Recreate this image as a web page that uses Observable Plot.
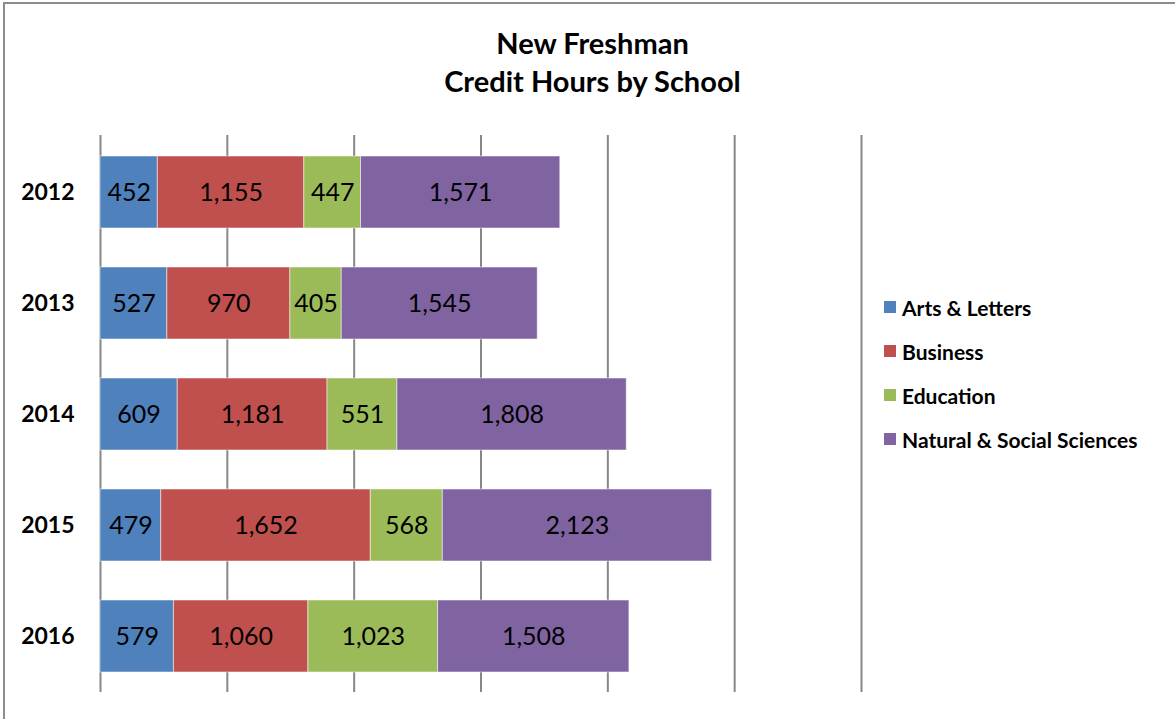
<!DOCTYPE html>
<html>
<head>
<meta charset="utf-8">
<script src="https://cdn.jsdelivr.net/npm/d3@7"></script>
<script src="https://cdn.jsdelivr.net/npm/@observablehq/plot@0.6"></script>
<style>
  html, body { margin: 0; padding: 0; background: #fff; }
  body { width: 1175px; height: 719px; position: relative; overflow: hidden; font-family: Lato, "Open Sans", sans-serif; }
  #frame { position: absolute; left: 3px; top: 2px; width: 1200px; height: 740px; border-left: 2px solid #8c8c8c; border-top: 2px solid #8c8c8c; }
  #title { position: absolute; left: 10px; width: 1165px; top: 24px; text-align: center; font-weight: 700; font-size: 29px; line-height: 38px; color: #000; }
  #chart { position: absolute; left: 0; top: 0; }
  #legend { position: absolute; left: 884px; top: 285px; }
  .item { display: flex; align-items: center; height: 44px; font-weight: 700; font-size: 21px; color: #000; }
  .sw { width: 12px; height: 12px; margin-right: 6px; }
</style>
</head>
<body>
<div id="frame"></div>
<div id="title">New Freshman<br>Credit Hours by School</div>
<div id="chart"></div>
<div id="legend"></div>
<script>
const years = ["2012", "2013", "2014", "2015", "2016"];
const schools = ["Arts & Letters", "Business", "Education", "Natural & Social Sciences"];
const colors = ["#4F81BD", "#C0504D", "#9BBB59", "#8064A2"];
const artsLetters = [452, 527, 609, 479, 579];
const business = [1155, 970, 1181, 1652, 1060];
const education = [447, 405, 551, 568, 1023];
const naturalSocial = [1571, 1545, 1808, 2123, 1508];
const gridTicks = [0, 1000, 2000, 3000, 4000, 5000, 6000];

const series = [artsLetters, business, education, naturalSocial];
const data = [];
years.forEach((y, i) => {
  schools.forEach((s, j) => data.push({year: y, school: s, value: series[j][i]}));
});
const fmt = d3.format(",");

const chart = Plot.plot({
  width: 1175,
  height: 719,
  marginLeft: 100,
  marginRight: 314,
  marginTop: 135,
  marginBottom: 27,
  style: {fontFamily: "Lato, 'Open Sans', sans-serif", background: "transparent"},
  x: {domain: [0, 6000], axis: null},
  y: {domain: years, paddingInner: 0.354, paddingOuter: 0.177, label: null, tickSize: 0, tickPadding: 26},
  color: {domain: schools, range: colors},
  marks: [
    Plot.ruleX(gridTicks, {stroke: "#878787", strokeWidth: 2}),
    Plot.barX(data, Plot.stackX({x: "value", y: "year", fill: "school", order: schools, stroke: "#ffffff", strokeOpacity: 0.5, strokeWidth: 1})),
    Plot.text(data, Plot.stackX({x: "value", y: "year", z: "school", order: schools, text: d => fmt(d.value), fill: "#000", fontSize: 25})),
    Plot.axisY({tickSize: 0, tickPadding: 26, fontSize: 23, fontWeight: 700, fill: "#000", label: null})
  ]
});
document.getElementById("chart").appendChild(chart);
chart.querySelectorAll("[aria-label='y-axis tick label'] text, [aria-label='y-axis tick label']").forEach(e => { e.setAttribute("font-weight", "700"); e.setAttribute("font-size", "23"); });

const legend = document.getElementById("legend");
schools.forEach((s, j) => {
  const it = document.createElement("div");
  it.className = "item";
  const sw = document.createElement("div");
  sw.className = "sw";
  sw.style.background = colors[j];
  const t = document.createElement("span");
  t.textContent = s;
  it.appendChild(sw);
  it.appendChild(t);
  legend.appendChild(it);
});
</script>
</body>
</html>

Exercise task: Repeat the listing in full and exactly. Do not include any images.

Worked solution:
Recreate this image as a web page that uses Observable Plot.
<!DOCTYPE html>
<html>
<head>
<meta charset="utf-8">
<script src="https://cdn.jsdelivr.net/npm/d3@7"></script>
<script src="https://cdn.jsdelivr.net/npm/@observablehq/plot@0.6"></script>
<style>
  html, body { margin: 0; padding: 0; background: #fff; }
  body { width: 1175px; height: 719px; position: relative; overflow: hidden; font-family: Lato, "Open Sans", sans-serif; }
  #frame { position: absolute; left: 3px; top: 2px; width: 1200px; height: 740px; border-left: 2px solid #8c8c8c; border-top: 2px solid #8c8c8c; }
  #title { position: absolute; left: 10px; width: 1165px; top: 24px; text-align: center; font-weight: 700; font-size: 29px; line-height: 38px; color: #000; }
  #chart { position: absolute; left: 0; top: 0; }
  #legend { position: absolute; left: 884px; top: 285px; }
  .item { display: flex; align-items: center; height: 44px; font-weight: 700; font-size: 21px; color: #000; }
  .sw { width: 12px; height: 12px; margin-right: 6px; }
</style>
</head>
<body>
<div id="frame"></div>
<div id="title">New Freshman<br>Credit Hours by School</div>
<div id="chart"></div>
<div id="legend"></div>
<script>
const years = ["2012", "2013", "2014", "2015", "2016"];
const schools = ["Arts & Letters", "Business", "Education", "Natural & Social Sciences"];
const colors = ["#4F81BD", "#C0504D", "#9BBB59", "#8064A2"];
const artsLetters = [452, 527, 609, 479, 579];
const business = [1155, 970, 1181, 1652, 1060];
const education = [447, 405, 551, 568, 1023];
const naturalSocial = [1571, 1545, 1808, 2123, 1508];
const gridTicks = [0, 1000, 2000, 3000, 4000, 5000, 6000];

const series = [artsLetters, business, education, naturalSocial];
const data = [];
years.forEach((y, i) => {
  schools.forEach((s, j) => data.push({year: y, school: s, value: series[j][i]}));
});
const fmt = d3.format(",");

const chart = Plot.plot({
  width: 1175,
  height: 719,
  marginLeft: 100,
  marginRight: 314,
  marginTop: 135,
  marginBottom: 27,
  style: {fontFamily: "Lato, 'Open Sans', sans-serif", background: "transparent"},
  x: {domain: [0, 6000], axis: null},
  y: {domain: years, paddingInner: 0.354, paddingOuter: 0.177, label: null, tickSize: 0, tickPadding: 26},
  color: {domain: schools, range: colors},
  marks: [
    Plot.ruleX(gridTicks, {stroke: "#878787", strokeWidth: 2}),
    Plot.barX(data, Plot.stackX({x: "value", y: "year", fill: "school", order: schools, stroke: "#ffffff", strokeOpacity: 0.5, strokeWidth: 1})),
    Plot.text(data, Plot.stackX({x: "value", y: "year", z: "school", order: schools, text: d => fmt(d.value), fill: "#000", fontSize: 25})),
    Plot.axisY({tickSize: 0, tickPadding: 26, fontSize: 23, fontWeight: 700, fill: "#000", label: null})
  ]
});
document.getElementById("chart").appendChild(chart);
chart.querySelectorAll("[aria-label='y-axis tick label'] text, [aria-label='y-axis tick label']").forEach(e => { e.setAttribute("font-weight", "700"); e.setAttribute("font-size", "23"); });

const legend = document.getElementById("legend");
schools.forEach((s, j) => {
  const it = document.createElement("div");
  it.className = "item";
  const sw = document.createElement("div");
  sw.className = "sw";
  sw.style.background = colors[j];
  const t = document.createElement("span");
  t.textContent = s;
  it.appendChild(sw);
  it.appendChild(t);
  legend.appendChild(it);
});
</script>
</body>
</html>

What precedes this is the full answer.